Simon Studdert-Kennedy (Santa Cruz)
@LBarkan A “thoughtful mouth” is merely a metaphor meaning “the words coming out of his mouth are thoughtful”. The metaphor may have been awkward, but the meaning was clear — no need for head-scratching.
Simon Studdert-Kennedy (Santa Cruz)
@LBarkan A “thoughtful mouth” is merely a metaphor meaning “the words coming out of his mouth are thoughtful”. The metaphor may have been awkward, but the meaning was clear — no need for head-scratching.

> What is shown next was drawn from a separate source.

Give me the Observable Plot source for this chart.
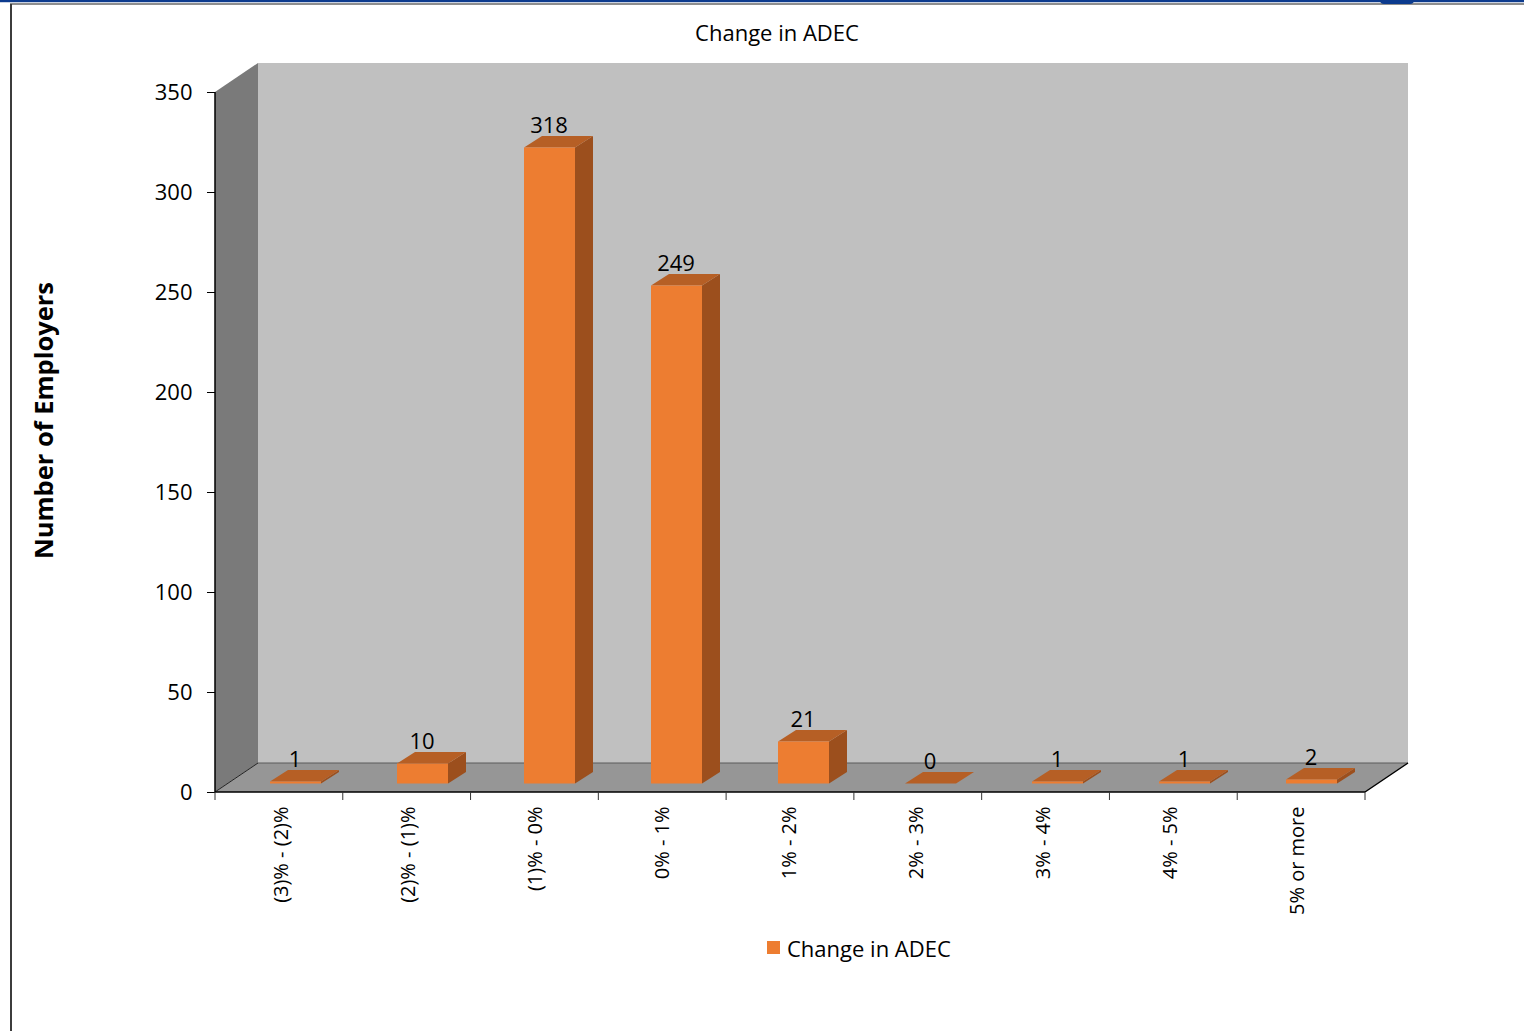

Jennifer (Vancouver Canada)
I wrote a novella about Federico Garcia Lorca, Spain's Man of Letters, who was assassinated by the Fascists in Spain in August of 1936. I wondered what Lorca would say if he had an additional day of life, and so I gave this to him. I researched the book in Granada, Spain, where he was raised, and ultimately executed. The general who signed his death warrant said he was doing so because Lorca's words were "more powerful than ten thousand guns", a harbinger of the way that autocratic regimes treat writers of conscience, like Lorca, like Jamal Khashoggi. Spain has the dubious distinction of being second to Cambodia alone in terms of the number of unmarked graves left to be uncovered. Healing can only occur when this period of history is faced. It was not the Fascists alone that waged this war, it was a vendetta of brother against brother, family against family, and of the utter complicity of the Catholic Church. Armaments were hidden under the cloak of sanctity. If one visits the Museo Reina Sofia in Madrid to view Picasso's Guernica, for instance, one would also see other drawings by Spanish artists of the same period, showing bishops with military helmets atop their mitres, and holding machine guns. If we don't acknowledge history, if we turn a blind eye,then we give licence for the demons to rise again.
pablo (Madrid)
@Jennifer I could tell you 1.000 stories (literally) of the atrocities committed against members of the church at the outbreak of the Civil War that would make the ISIS terrorists pale in comparison. All this martyrs have been documented too if you care to read, Many Republicans hated the church and did all they could to destroy it in Spain (before & during the war), so no wonder they later supported Franco. As for your "unmarked graves", I would use a famous quote from Jesus himself - "if you are free from sin, throw the first stone". I am sure that in Vietnam, in Corea, in Iraq, in Syria, in many of the conflicts America has generously embarked itself on or supported over the last 70 years there are also many unmarked graves... You should be very careful of commenting on a conflict you have very little knowledge about - going to Granada for a couple of weeks and reading a couple of books counts for little in this regard. As I would not comment on the American Civil War.
J. Parula (Florida)
@Jennifer "if we don't acknowledge history, if we turn a blind eye,then we give licence for the demons to rise again." The demons are beginning to rise again in Spain, summoned by tribalism.
Mitchell (Seville)
@pablo Well said, Pablo. As a friend of mine here in Seville says, "it's not a matter of Angels and Demons"; History and even current events, when seen through Only one perspective is distorted, and a few weeks in Granada and reading a book or two does not make one an authority on a subject. Lorca is a sacred cow here and, unfortunately, that inhibits a clear look at that unfortunate episode.